This reporting season, ASX earnings misses are being punished harshly
In terms of sell-offs following earnings misses, the 1HFY22 reporting season worst since August 2016

Source: iStock
Mentioned
KEY POINTS
- Morgan Stanley analysts identified a trend through this 1HFY23 reporting season: earnings misses are triggering stronger sell-offs than usual
- Through that lens, this is actually the worst reporting season since August 2016
- However, shareholders are showing increased interest and demand for growth stocks perceived to be high-quality
A research note from Morgan Stanley published on Monday highlighted earnings misses for ASX-companies this reporting season are being punished by shareholders to a degree not seen since 2016.
“What is interesting this season is the outsized drawdown in share price reaction to earnings misses and/or outlook disappointment,” the team wrote.
“Earnings misses [vs. internal estimates] have been punished more than 2x the average – the worst since the August 2016 reporting season.”

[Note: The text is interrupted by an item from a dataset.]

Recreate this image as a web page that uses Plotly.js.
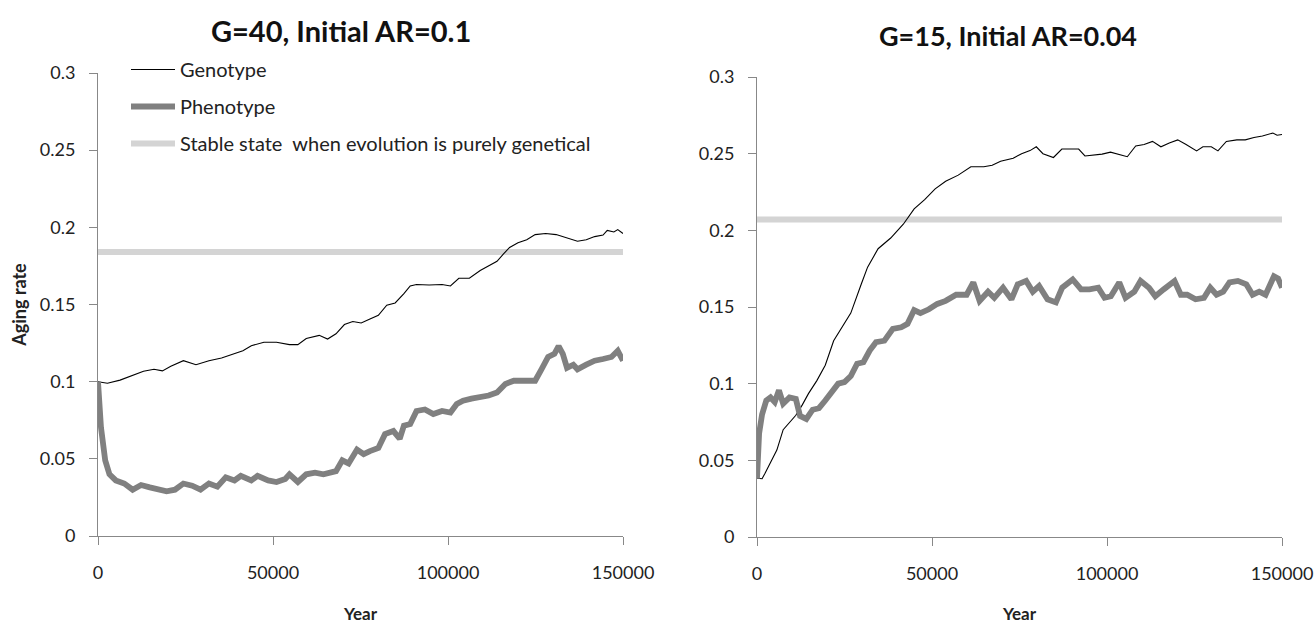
<!DOCTYPE html>
<html>
<head>
<meta charset="utf-8">
<script src="https://cdn.plot.ly/plotly-3.0.1.min.js"></script>
<style>html,body{margin:0;padding:0;background:#fff;}#chart{width:1315px;height:624px;}</style>
</head>
<body>
<div id="chart"></div>
<script>
// ---- Left panel: G=40, Initial AR=0.1 ----
const leftGenoX = [0,2700,6300,9900,13000,16000,18400,20800,24400,28000,31700,35300,39000,41400,43800,47400,51000,54700,57100,59500,63200,65600,68000,70400,72800,75200,77700,80100,82500,84900,87400,89200,91000,94600,98300,100700,103100,106100,109200,111600,114000,115800,117600,120000,122500,124900,127900,130900,134000,137000,139500,141900,144300,145500,147400,148500,150000];
const leftGenoY = [0.100,0.099,0.101,0.104,0.1067,0.108,0.107,0.110,0.1136,0.111,0.1136,0.1153,0.118,0.120,0.1233,0.1255,0.1255,0.124,0.124,0.128,0.130,0.1276,0.131,0.137,0.139,0.138,0.1406,0.143,0.1495,0.151,0.157,0.162,0.163,0.1626,0.163,0.162,0.167,0.167,0.172,0.175,0.178,0.1826,0.187,0.190,0.192,0.1953,0.196,0.1953,0.193,0.191,0.192,0.194,0.195,0.198,0.197,0.1985,0.196];

const leftPhenoX = [0,850,2060,3270,5080,7500,9900,12300,14800,17200,19600,22000,24400,26900,29300,31700,34100,36500,39000,40800,43800,45600,48600,51000,53500,54700,57100,59500,62000,64400,66800,68000,69800,71600,74000,75900,77700,80100,82000,84400,86200,87400,89200,91000,93400,95800,98300,100700,102500,104300,106700,109200,111600,114000,116400,118800,121900,124900,126700,128600,130400,131600,132800,134000,135800,137000,139500,141900,144300,146700,148500,150000];
const leftPhenoY = [0.100,0.0704,0.049,0.040,0.036,0.034,0.030,0.033,0.0315,0.030,0.029,0.030,0.034,0.0326,0.030,0.034,0.032,0.038,0.036,0.039,0.036,0.039,0.036,0.035,0.037,0.040,0.035,0.040,0.041,0.040,0.041,0.042,0.049,0.047,0.056,0.053,0.055,0.057,0.066,0.068,0.063,0.0715,0.0725,0.081,0.082,0.079,0.081,0.080,0.0855,0.0877,0.089,0.090,0.091,0.093,0.0985,0.1006,0.1006,0.1006,0.108,0.116,0.118,0.123,0.118,0.109,0.111,0.108,0.111,0.1136,0.1147,0.116,0.120,0.1136];

const stableX = [0,150000];
const leftStableY = [0.184,0.184];

// ---- Right panel: G=15, Initial AR=0.04 ----
const rightGenoX = [0,1450,2300,3860,5670,7480,9290,11100,12900,14700,17100,19500,21900,24400,26800,29800,31600,34600,38200,41800,44900,47900,50900,53900,57500,61100,64800,67200,69600,73200,75600,78000,79800,81700,84700,87100,90100,91900,93700,96100,98600,101000,103400,105800,108200,110600,113000,115400,117800,120200,122600,125600,127400,129800,131700,134100,137100,139500,142000,144400,147400,148600,150000];
const rightGenoY = [0.0383,0.038,0.0416,0.049,0.0567,0.070,0.075,0.0794,0.086,0.0935,0.102,0.112,0.128,0.137,0.146,0.165,0.176,0.188,0.195,0.204,0.214,0.220,0.227,0.232,0.236,0.2415,0.2415,0.2425,0.245,0.247,0.250,0.252,0.2545,0.250,0.2475,0.253,0.253,0.253,0.2485,0.249,0.2497,0.251,0.2497,0.248,0.255,0.256,0.258,0.2545,0.257,0.259,0.256,0.2518,0.2545,0.2545,0.2518,0.258,0.259,0.259,0.2605,0.2615,0.2635,0.262,0.2625];

const rightPhenoX = [0,600,1450,2650,3860,5070,6270,7480,9290,11100,12300,14100,15900,17700,19500,21300,23200,25000,26800,28600,30400,32200,34000,36400,38800,41200,43000,44900,46700,49100,51500,53900,56900,59900,61800,63600,66000,67800,70300,72700,74500,76900,78800,80600,83000,85400,87200,90200,92600,95000,97500,99300,101100,103500,105300,107800,109600,112000,113800,116200,119300,121100,122900,125300,127700,129500,131300,133200,135000,137400,139800,141600,143500,145300,147700,148900,150000];
const rightPhenoY = [0.038,0.0675,0.080,0.089,0.091,0.088,0.0957,0.087,0.091,0.090,0.079,0.077,0.083,0.084,0.089,0.0946,0.100,0.101,0.105,0.113,0.114,0.1216,0.127,0.128,0.1357,0.1368,0.139,0.148,0.146,0.1485,0.152,0.154,0.158,0.158,0.166,0.154,0.160,0.156,0.1626,0.155,0.1648,0.167,0.160,0.1637,0.155,0.153,0.1626,0.168,0.1615,0.1615,0.1626,0.156,0.157,0.166,0.156,0.160,0.167,0.1626,0.157,0.1615,0.167,0.158,0.158,0.155,0.156,0.1626,0.158,0.160,0.166,0.167,0.1648,0.158,0.160,0.158,0.170,0.1685,0.1626];
const rightStableY = [0.207,0.207];

const seriesNames = ['Genotype','Phenotype','Stable state  when evolution is purely genetical'];
const leftTitle = 'G=40, Initial AR=0.1';
const rightTitle = 'G=15, Initial AR=0.04';
const xTicks = [0,50000,100000,150000];
const yTicks = [0,0.05,0.1,0.15,0.2,0.25,0.3];
const yTickText = ['0','0.05','0.1','0.15','0.2','0.25','0.3'];

const FONT = 'Lato, "Open Sans", sans-serif';
const genoLine = {color:'#000000', width:1.1};
const phenoLine = {color:'#808080', width:5.8};
const stableLine = {color:'#d4d4d4', width:6};

const traces = [
  {x:stableX, y:leftStableY, xaxis:'x', yaxis:'y', mode:'lines', line:stableLine, name:seriesNames[2], legendgroup:'g3', legendrank:3, showlegend:true},
  {x:leftGenoX, y:leftGenoY, xaxis:'x', yaxis:'y', mode:'lines', line:genoLine, name:seriesNames[0], legendgroup:'g1', legendrank:1, showlegend:true},
  {x:leftPhenoX, y:leftPhenoY, xaxis:'x', yaxis:'y', mode:'lines', line:phenoLine, name:seriesNames[1], legendgroup:'g2', legendrank:2, showlegend:true},
  {x:stableX, y:rightStableY, xaxis:'x2', yaxis:'y2', mode:'lines', line:stableLine, name:seriesNames[2], showlegend:false},
  {x:rightGenoX, y:rightGenoY, xaxis:'x2', yaxis:'y2', mode:'lines', line:genoLine, name:seriesNames[0], showlegend:false},
  {x:rightPhenoX, y:rightPhenoY, xaxis:'x2', yaxis:'y2', mode:'lines', line:phenoLine, name:seriesNames[1], showlegend:false}
];

const axisCommon = {
  showgrid:false, zeroline:false, showline:true, linecolor:'#888888', linewidth:1,
  ticks:'outside', ticklen:8, tickcolor:'#888888', tickwidth:1,
  tickfont:{family:FONT, size:18, color:'#222222'}
};
const xCommon = Object.assign({}, axisCommon, {range:[0,150000], tickvals:xTicks, ticktext:xTicks.map(String), ticklabelstandoff:12});
const yCommon = Object.assign({}, axisCommon, {range:[0,0.3], tickvals:yTicks, ticktext:yTickText, ticklabelstandoff:10});

const layout = {
  width:1315, height:624,
  margin:{l:0,r:0,t:0,b:0},
  paper_bgcolor:'#ffffff', plot_bgcolor:'#ffffff',
  font:{family:FONT, color:'#222222'},
  showlegend:true,
  legend:{x:126/1315, y:1-50/624, xanchor:'left', yanchor:'top', bgcolor:'rgba(0,0,0,0)', itemwidth:44,
          font:{family:FONT, size:20, color:'#222222'}, tracegroupgap:8, traceorder:'grouped'},
  xaxis: Object.assign({}, xCommon, {domain:[98/1315, 623/1315], anchor:'y',
          title:{text:'<b>Year</b>', font:{family:FONT, size:17, color:'#222222'}, standoff:27}}),
  yaxis: Object.assign({}, yCommon, {domain:[1-536/624, 1-73/624], anchor:'x',
          title:{text:'<b>Aging rate</b>', font:{family:FONT, size:18, color:'#222222'}, standoff:8}}),
  xaxis2: Object.assign({}, xCommon, {domain:[757/1315, 1282/1315], anchor:'y2',
          title:{text:'<b>Year</b>', font:{family:FONT, size:17, color:'#222222'}, standoff:30}}),
  yaxis2: Object.assign({}, yCommon, {domain:[1-537/624, 1-77/624], anchor:'x2'}),
  annotations:[
    {text:'<b>'+leftTitle+'</b>', xref:'paper', yref:'paper', x:341/1315, y:1-30/624, xanchor:'center', yanchor:'middle', showarrow:false, font:{family:FONT, size:29, color:'#111111'}},
    {text:'<b>'+rightTitle+'</b>', xref:'paper', yref:'paper', x:1008/1315, y:1-35/624, xanchor:'center', yanchor:'middle', showarrow:false, font:{family:FONT, size:27, color:'#111111'}}
  ]
};

Plotly.newPlot('chart', traces, layout, {displayModeBar:false, staticPlot:true});
</script>
</body>
</html>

It’s not just earnings. The same effect is also being witnessed in reaction to guidance downgrades.
At the time of publication (Sunday 19 February 2023), over 60% of market capitalisation was accounted for in reporting thus far.
Consumer resilience wavering & RBA on radar
Morgan Stanley’s analysts also highlighted cracks in consumer resilience, with further pressure expected to build.
As the investment bank’s team see it, the AU macro backdrop of expected further RBA rate hikes was “priced in” for housing and banking outlooks respectively.
At the same time, shareholders are palpably being drawn towards growth opportunities.
“Results for quality stocks like CSL (ASX: CSL) and Goodman Group (ASX: GMG) were met with increased interest and demand, whilst disappointment — whether it be actual results and/or guidance — has led to much larger drawdowns,” analysts wrote.
Mixed positivity in EPS performance
Analysts also highlighted on Monday that Earnings Per Share (EPS) performance is outpacing earnings misses, with earning beats ahead of misses.
There is, however, a caveat. This reporting season, the analysts state, companies failing to meet estimates is a stronger driver of performance than beating estimates.
This suggests that even after the ASX’s historic January rally, there is still a good deal of caution in collective investor psychology, and less of a willingness to hold onto stocks with less-than-flattering results.
“Yes, beats are ahead of misses (1.4x) — but the alpha has been in avoiding the misses,” analysts wrote.
“Investors are showing much less forbearance with regard to poor execution and/or a change for the worse in outlook.”
In other words, one could argue the sellers are in control this season.